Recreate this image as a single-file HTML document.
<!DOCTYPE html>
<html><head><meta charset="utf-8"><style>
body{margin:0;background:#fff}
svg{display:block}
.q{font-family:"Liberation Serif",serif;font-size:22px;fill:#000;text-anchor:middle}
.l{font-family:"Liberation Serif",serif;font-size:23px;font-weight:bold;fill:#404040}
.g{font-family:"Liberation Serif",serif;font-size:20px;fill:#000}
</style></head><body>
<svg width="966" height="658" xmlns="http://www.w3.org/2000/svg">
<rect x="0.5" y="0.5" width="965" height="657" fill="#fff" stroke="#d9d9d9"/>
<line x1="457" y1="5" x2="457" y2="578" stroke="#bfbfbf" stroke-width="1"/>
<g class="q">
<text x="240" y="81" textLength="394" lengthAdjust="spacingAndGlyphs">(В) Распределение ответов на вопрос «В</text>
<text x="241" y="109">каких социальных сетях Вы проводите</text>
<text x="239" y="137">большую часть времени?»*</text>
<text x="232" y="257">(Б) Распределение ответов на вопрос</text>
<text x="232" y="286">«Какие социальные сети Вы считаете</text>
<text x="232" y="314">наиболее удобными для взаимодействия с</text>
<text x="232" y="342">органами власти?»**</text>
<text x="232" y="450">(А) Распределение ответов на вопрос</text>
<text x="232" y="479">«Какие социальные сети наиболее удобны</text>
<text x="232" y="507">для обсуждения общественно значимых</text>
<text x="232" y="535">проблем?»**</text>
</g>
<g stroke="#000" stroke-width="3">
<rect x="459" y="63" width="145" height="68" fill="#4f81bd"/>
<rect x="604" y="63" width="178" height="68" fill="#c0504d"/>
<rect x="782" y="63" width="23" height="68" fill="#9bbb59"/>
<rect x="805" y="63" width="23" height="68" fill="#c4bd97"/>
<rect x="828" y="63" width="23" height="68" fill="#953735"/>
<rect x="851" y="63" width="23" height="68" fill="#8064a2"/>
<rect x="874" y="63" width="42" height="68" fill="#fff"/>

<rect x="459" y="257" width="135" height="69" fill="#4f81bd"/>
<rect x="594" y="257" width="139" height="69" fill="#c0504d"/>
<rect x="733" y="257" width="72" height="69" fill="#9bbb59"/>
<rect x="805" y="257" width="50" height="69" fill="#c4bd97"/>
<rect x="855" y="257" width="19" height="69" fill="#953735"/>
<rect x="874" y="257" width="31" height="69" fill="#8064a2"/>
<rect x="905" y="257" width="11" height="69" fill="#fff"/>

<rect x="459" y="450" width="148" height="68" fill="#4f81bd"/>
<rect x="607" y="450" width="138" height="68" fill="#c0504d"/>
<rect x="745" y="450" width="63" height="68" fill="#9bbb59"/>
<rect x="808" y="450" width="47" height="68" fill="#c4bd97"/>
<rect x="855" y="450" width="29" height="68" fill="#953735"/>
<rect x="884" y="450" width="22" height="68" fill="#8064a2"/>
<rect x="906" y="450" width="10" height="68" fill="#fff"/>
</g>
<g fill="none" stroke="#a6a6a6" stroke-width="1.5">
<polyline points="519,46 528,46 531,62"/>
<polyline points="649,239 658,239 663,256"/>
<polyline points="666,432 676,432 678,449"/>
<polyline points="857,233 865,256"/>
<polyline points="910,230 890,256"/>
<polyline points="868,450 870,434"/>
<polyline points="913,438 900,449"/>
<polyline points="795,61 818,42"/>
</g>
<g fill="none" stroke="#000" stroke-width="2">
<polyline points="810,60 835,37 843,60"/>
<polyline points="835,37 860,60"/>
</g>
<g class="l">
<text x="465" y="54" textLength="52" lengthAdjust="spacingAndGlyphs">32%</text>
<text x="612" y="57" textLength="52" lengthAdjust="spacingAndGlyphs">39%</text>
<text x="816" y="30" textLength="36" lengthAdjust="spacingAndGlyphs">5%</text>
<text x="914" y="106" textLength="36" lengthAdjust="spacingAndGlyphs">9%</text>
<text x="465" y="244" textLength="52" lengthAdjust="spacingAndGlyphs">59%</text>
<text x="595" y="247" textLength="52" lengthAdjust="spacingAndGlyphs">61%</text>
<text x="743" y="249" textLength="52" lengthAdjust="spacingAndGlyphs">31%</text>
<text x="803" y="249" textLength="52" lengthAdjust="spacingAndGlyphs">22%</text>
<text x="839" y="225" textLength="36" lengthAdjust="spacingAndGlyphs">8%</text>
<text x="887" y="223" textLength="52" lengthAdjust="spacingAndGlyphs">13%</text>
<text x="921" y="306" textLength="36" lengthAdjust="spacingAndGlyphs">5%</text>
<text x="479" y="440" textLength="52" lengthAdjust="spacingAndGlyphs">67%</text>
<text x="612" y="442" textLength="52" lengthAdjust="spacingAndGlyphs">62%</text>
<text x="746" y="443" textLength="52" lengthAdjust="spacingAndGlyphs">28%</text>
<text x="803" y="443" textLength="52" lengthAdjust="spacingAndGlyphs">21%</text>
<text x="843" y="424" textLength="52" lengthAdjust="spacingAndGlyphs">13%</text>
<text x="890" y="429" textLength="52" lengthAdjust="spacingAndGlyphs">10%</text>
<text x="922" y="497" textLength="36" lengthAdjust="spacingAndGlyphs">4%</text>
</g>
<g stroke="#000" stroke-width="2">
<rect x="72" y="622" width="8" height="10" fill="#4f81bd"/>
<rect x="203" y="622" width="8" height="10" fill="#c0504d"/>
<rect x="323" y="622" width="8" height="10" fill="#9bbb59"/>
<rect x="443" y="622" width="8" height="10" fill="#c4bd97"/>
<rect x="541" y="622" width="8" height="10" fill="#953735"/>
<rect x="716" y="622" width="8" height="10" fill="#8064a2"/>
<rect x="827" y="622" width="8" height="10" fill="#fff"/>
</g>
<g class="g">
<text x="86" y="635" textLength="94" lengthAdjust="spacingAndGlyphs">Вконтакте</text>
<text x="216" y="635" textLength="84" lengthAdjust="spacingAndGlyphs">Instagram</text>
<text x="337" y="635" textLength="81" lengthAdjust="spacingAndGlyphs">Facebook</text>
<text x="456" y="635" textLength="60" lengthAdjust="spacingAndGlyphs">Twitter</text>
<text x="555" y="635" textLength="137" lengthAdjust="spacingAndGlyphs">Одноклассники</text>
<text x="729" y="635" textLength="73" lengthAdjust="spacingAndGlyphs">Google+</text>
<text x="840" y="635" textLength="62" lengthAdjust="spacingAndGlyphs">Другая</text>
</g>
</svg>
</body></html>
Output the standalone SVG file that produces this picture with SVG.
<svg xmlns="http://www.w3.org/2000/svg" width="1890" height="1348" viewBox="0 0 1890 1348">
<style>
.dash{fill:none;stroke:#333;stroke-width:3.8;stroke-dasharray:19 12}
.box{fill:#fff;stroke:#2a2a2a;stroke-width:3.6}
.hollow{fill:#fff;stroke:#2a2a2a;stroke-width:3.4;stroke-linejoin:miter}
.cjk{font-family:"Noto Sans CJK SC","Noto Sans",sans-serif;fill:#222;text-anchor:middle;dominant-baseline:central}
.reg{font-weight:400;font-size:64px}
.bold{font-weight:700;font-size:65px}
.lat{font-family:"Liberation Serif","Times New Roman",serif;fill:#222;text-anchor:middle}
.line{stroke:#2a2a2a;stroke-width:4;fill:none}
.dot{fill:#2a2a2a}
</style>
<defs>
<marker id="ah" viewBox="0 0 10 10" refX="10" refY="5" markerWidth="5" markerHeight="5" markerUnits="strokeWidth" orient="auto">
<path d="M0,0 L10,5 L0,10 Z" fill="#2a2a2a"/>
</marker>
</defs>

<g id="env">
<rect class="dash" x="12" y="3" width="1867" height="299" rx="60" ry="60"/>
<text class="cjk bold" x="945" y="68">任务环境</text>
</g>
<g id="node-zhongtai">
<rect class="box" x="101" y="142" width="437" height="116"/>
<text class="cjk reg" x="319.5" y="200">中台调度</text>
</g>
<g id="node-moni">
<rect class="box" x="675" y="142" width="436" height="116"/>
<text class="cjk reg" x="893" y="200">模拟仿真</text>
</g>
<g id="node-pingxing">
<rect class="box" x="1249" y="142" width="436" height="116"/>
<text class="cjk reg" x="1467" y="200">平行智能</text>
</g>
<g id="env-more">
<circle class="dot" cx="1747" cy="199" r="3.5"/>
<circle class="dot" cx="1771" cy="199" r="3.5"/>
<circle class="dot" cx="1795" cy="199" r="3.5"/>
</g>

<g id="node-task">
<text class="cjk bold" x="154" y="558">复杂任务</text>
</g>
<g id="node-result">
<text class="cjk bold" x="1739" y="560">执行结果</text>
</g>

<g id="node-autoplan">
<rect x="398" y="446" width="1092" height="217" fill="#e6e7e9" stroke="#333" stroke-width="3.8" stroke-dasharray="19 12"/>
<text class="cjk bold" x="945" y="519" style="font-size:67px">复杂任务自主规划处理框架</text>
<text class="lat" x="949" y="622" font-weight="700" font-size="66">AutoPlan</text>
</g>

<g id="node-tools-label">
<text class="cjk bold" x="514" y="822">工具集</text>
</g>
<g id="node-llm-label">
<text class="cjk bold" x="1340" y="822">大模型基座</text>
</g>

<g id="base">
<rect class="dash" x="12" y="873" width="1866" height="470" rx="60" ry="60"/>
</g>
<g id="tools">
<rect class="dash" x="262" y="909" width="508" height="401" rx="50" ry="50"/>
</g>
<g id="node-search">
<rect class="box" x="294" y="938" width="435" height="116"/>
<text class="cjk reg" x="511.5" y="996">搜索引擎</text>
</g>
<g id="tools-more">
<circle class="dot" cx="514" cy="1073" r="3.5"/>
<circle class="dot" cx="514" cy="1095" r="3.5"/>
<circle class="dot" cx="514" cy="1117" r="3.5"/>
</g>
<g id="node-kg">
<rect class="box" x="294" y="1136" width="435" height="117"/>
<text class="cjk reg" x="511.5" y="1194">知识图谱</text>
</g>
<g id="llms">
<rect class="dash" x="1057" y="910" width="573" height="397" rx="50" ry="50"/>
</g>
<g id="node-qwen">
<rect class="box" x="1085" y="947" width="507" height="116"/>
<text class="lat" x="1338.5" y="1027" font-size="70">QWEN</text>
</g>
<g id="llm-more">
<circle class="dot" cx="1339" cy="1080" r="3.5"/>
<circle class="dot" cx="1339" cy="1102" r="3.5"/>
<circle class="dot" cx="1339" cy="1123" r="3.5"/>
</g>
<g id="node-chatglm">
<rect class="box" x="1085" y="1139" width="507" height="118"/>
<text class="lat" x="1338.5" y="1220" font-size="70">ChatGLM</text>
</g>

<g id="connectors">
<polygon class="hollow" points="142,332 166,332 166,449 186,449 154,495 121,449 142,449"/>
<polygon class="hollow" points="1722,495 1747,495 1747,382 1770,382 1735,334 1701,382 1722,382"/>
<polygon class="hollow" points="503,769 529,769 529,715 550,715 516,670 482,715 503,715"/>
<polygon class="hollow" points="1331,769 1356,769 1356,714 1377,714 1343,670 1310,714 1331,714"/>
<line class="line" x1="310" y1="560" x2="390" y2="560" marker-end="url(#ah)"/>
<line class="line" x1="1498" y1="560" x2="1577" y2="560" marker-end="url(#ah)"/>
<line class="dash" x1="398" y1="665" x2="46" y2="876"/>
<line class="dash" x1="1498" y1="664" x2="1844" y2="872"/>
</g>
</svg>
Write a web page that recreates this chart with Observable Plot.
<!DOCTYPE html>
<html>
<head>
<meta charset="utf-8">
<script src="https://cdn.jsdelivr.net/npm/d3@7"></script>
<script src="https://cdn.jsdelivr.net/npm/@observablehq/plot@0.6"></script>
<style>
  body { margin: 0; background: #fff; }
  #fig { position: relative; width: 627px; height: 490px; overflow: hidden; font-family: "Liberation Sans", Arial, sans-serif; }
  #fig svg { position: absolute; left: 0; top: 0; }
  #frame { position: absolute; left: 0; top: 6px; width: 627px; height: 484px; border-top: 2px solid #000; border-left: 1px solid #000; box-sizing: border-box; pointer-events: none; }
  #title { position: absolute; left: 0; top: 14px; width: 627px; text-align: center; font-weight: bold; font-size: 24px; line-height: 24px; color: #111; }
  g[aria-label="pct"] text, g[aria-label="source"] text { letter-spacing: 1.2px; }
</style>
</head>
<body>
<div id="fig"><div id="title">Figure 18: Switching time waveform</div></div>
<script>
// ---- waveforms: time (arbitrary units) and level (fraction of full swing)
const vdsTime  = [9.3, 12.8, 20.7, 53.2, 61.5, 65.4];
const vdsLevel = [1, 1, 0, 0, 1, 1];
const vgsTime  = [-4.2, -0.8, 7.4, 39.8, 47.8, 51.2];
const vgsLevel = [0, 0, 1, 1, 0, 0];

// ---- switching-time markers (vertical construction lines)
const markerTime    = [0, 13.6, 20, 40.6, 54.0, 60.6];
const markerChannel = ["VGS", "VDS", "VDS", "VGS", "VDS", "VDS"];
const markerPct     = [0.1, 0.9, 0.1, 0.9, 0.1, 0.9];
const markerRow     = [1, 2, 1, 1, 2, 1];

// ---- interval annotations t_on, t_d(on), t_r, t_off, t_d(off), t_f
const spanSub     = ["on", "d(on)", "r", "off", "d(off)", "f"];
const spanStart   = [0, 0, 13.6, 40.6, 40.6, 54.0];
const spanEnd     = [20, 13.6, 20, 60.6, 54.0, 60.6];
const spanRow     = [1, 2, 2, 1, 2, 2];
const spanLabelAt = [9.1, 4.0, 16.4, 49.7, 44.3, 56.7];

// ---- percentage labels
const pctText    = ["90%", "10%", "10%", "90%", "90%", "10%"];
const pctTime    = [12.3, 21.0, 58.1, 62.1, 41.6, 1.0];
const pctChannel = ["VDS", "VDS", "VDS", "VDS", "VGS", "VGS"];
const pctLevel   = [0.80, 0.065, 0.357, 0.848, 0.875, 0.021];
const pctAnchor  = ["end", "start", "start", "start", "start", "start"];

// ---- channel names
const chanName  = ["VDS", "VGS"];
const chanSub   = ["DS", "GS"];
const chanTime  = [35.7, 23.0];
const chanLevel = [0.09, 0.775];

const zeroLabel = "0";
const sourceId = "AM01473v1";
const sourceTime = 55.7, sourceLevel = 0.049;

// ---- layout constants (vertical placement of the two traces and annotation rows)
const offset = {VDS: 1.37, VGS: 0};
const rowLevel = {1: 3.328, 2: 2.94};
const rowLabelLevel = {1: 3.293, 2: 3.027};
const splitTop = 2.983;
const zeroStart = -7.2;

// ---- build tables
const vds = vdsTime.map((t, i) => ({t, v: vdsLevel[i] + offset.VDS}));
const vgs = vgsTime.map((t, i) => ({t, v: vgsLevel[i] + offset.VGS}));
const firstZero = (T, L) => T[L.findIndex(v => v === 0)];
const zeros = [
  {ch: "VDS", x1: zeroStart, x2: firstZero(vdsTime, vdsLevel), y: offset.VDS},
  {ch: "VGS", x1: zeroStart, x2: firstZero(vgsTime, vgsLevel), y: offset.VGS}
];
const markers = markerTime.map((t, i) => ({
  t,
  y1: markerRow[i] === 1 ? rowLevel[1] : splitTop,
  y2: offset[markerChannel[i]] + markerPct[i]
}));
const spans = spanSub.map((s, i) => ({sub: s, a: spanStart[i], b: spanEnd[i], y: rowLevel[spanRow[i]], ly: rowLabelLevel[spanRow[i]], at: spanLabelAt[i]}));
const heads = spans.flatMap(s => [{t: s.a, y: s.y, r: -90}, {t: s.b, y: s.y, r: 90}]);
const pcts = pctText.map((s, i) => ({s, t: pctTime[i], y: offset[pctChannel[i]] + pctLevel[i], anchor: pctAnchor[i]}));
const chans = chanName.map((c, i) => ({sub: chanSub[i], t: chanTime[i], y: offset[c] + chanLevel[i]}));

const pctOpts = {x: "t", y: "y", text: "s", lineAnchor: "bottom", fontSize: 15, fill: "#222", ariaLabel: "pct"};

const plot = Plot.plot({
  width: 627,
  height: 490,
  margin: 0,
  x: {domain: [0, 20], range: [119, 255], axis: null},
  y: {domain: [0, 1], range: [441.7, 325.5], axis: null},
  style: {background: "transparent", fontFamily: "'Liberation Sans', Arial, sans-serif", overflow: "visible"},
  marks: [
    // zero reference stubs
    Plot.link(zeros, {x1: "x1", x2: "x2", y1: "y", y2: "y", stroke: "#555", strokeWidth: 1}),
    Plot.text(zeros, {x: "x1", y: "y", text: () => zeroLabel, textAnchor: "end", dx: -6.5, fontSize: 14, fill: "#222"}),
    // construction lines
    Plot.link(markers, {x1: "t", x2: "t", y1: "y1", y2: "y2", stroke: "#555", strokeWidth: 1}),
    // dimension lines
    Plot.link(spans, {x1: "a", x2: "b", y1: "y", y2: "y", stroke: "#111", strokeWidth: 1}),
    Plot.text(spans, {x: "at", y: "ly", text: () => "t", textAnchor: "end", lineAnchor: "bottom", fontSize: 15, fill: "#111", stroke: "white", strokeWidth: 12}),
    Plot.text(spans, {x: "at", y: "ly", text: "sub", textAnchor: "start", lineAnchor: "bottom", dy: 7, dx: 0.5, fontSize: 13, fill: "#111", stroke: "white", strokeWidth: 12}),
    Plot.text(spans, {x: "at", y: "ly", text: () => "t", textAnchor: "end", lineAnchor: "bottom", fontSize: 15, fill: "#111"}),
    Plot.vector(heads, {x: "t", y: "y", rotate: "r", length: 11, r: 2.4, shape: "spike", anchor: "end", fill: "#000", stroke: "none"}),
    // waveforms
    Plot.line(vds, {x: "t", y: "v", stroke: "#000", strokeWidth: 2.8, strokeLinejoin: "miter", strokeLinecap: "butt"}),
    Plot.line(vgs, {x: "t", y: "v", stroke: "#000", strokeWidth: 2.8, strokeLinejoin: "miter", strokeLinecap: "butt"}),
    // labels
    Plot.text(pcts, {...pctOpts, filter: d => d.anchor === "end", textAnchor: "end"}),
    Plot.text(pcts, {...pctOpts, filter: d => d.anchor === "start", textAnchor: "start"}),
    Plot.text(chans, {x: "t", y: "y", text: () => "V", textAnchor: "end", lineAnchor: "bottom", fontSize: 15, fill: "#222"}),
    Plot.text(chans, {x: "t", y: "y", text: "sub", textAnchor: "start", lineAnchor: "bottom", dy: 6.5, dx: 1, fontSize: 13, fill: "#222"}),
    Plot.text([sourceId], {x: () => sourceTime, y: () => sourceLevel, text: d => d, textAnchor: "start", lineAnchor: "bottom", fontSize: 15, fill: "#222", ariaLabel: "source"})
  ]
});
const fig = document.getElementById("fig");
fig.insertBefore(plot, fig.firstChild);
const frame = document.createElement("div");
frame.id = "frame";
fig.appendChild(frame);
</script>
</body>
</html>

→ **Set task**
How many lines of these entries hold the string "document"? Answer with the number alone.

→ **Result**
3